Assez étonnamment, ceux qui préconisent des coupes budgétaires pour abaisser ce taux d’endettement, parmi lesquels nous trouvons les fédérations patronales, ne s’intéressent qu’assez peu au taux d’endettement des entreprises. Or, celui-ci est beaucoup plus élevé : en 2015, il s’établissait à 214 % du PIB, soit 864 milliards d’euros. Rien que ça ! Certes, la crise est passée par là, mais déjà avant 2008, le taux était de 148 % du PIB.
Plutôt que d’ouvrir les yeux sur les effets néfastes pour les entreprises elles-mêmes qui préfèrent accumuler des dettes alors qu’elles rémunèrent grassement leurs actionnaires, l’administration fiscale a multiplié au cours de ces années les tax rulings (rescrits fiscaux), le gouvernement a désinvesti de son inspection fiscale et l’idée de taxer ne fût-ce que les plus-values (même sous certaines limites) est tuée d’emblée. Et on préférera procéder à un saut d’index, couper dans les soins de santé et contrôler les compteurs électriques des chômeurs pour voir s’ils ne se rendent pas coupables d’une fraude qui permettrait à l’Etat de grappiller quelques millions d’euros.

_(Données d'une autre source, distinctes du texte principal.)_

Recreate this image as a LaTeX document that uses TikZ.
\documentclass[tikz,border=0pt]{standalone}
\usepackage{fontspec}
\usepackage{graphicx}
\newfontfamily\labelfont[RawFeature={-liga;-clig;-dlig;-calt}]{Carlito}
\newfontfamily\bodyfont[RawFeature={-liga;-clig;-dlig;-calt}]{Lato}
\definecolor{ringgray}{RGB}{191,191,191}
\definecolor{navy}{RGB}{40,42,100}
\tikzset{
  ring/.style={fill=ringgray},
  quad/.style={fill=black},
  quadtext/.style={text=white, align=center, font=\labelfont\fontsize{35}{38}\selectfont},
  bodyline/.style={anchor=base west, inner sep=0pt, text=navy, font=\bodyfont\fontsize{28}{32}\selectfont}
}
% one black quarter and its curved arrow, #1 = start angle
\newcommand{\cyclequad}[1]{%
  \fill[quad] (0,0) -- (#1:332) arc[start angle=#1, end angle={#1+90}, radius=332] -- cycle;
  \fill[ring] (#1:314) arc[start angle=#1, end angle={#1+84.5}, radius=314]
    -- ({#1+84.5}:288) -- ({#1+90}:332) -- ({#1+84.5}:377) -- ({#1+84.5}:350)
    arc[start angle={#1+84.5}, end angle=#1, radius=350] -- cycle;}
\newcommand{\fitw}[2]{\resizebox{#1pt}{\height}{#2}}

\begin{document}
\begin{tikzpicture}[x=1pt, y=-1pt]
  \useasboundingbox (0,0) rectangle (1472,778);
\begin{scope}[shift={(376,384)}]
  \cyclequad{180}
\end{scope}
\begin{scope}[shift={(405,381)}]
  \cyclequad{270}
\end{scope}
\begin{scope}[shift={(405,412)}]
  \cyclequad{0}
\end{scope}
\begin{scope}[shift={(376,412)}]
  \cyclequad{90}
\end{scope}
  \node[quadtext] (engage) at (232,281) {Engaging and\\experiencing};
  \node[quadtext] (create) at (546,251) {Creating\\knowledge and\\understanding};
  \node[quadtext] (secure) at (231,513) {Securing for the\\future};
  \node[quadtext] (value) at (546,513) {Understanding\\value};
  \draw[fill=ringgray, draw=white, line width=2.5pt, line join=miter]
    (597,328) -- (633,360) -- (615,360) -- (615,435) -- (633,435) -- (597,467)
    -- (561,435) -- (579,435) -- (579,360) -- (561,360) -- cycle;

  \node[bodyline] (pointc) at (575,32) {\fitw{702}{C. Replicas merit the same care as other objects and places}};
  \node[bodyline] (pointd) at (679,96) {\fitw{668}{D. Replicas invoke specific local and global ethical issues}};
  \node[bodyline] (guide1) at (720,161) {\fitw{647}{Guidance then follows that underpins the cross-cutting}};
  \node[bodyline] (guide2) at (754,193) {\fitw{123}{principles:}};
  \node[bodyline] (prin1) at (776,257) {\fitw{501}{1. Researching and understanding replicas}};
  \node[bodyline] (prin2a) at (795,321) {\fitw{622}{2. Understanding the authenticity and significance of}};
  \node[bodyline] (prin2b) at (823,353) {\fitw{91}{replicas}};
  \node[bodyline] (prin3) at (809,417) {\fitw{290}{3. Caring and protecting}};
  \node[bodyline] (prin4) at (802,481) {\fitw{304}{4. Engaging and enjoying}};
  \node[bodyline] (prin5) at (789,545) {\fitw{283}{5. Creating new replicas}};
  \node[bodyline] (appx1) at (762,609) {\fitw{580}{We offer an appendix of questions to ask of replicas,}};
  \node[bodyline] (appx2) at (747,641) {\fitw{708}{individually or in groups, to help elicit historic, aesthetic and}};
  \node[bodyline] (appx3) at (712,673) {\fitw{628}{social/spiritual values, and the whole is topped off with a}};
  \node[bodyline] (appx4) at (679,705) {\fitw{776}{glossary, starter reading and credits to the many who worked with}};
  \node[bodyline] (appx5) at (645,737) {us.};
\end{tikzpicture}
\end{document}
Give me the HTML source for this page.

Ainsi, la Belgique comme les autres pays européens souffre d’un problème de coût extravagant du capital. Celui-ci pénalise d’abord le personnel des grandes entreprises concernées, freine les investissements productifs et pèse sur les autres entreprises à travers les liens de sous-traitance. Comme chaque pays s’accommode de cette pression financière et que nos économies sont interconnectées, les tensions sont encore plus vives ce qui rend le modèle économique intenable.
Cette conclusion semble impliquer que toute nouvelle étape dans la mondialisation économique devrait être soumise à deux conditions préalables. D’abord, les décideurs politiques doivent s’atteler à reprendre en main la finance (une feuille de route avait été esquissée lors du G20 tenu à Washington en 2008, avant d’être rapidement éclipsée). Ensuite, les accords commerciaux devraient contenir des dispositions allant en ce sens et promouvant la coopération fiscale pour éviter que les tendances identifiées dans les graphiques se prolongent et accentuent les inégalités.